Vejamos. Sendo o trabalho um ato criativo e inovador, criador de meios de vida e de experiências de sobrevivência, é ele que precisa agora, em condições críticas, e disso os Paulos Guedes bem o sabem, seguir sendo apropriado privadamente na reprodução social do Capital. O Estado e toda forma jurídico-política e repressiva vem ao apuro de proteger esta acumulação, e não o viver enquanto produção e reprodução de existência. Essa é a base mais sólida do neofascismo bolsonarista. Um Estado capaz de matar para manter a acumulação, um Estado que aproveita a crise para afirmar o lucro acima da vida, e não o contrário. 

Que a defesa do capitalismo, quando colocadas em xeque suas condições de reprodução, tenha resultado em guerra, ditaduras, fascismo e barbárie não é novidade. No atual momento, centralizado e mundializado o capital, estamos diante de uma oposição cada vez mais visceral: vida humana ou barbárie. Esta é a realidade subjacente a todas as supostas loucuras e mentiras palacianas.

Essa disjuntiva, que acelera a necessidade de reação, não permite vacilo nem ilusões. Não haverá saída a frio, seja por um acordo de palácio, ingênuos pedidos de renúncia, ou pedidos formais de impedimento. Haverá, sem dúvida, uma evolução do desgaste do presidente em meio à crise econômica e humanitária, e a situação pode evoluir muito rapidamente para uma crise política com saídas diversas, inclusive à esquerda. 

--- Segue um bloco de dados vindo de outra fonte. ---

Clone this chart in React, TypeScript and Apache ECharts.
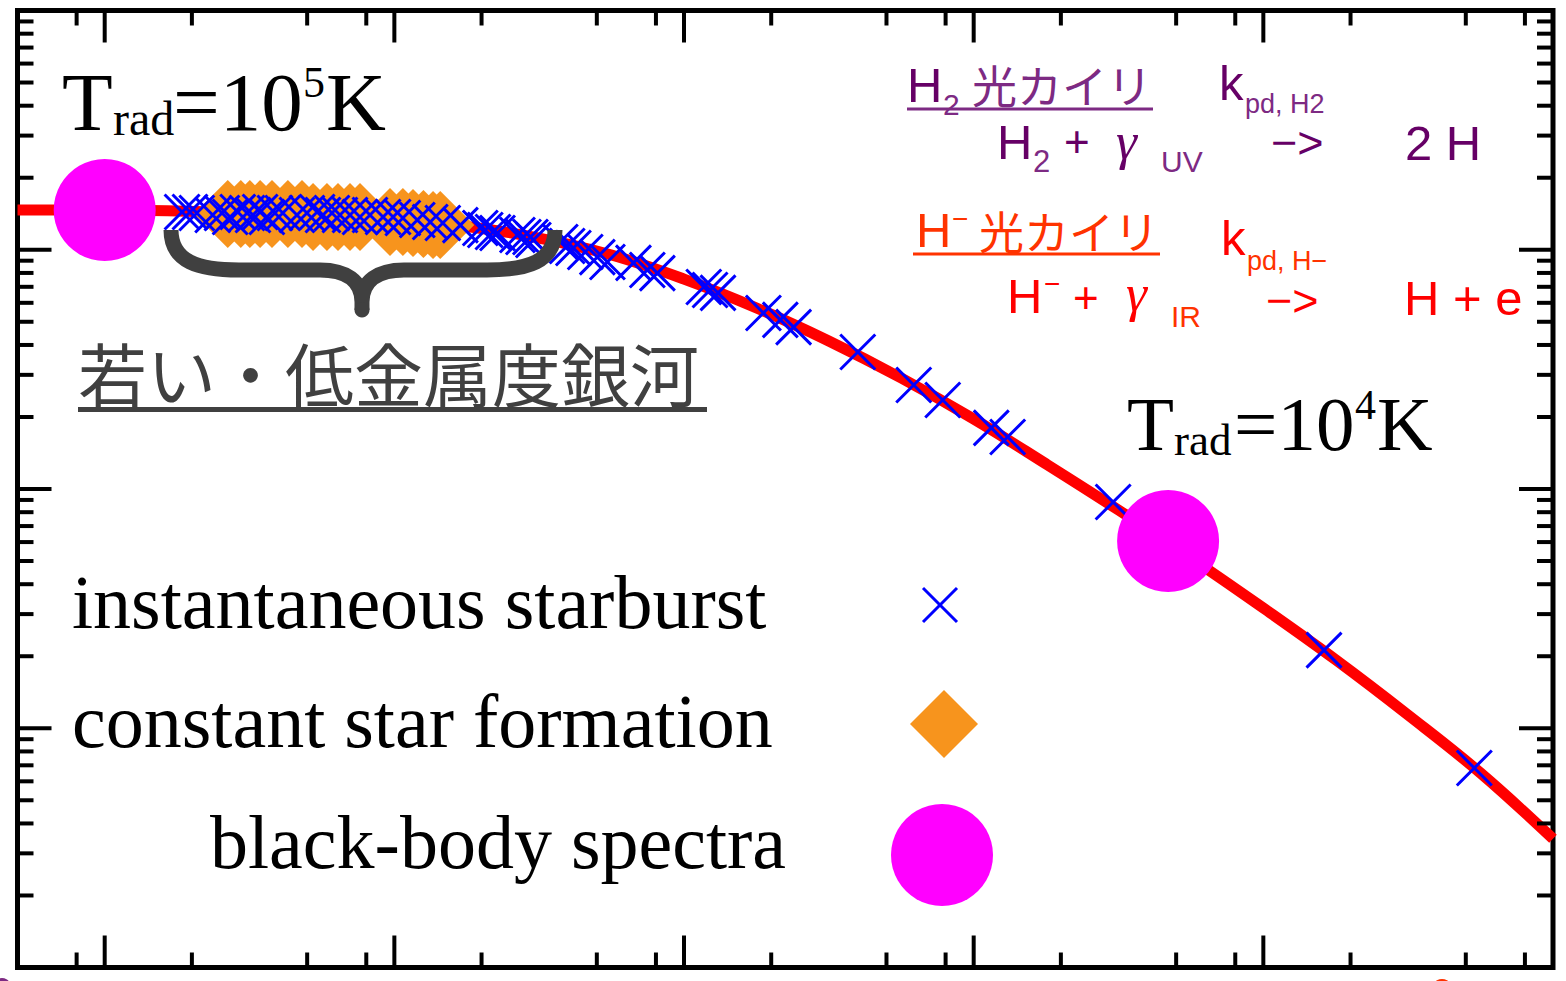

Diante de muitos que perderão suas vidas na tragédia bolsonarista, salvar vidas tornou-se a tarefa mais imediata. A unidade de ação em torno deste compromisso é expressão mais urgente da luta contra o projeto econômico e social de Bolsonaro: isto é, a luta da vida contra a morte, a luta da existência contra o Capital.

 

*Isabel Mansur é socióloga e doutora em Serviço Social.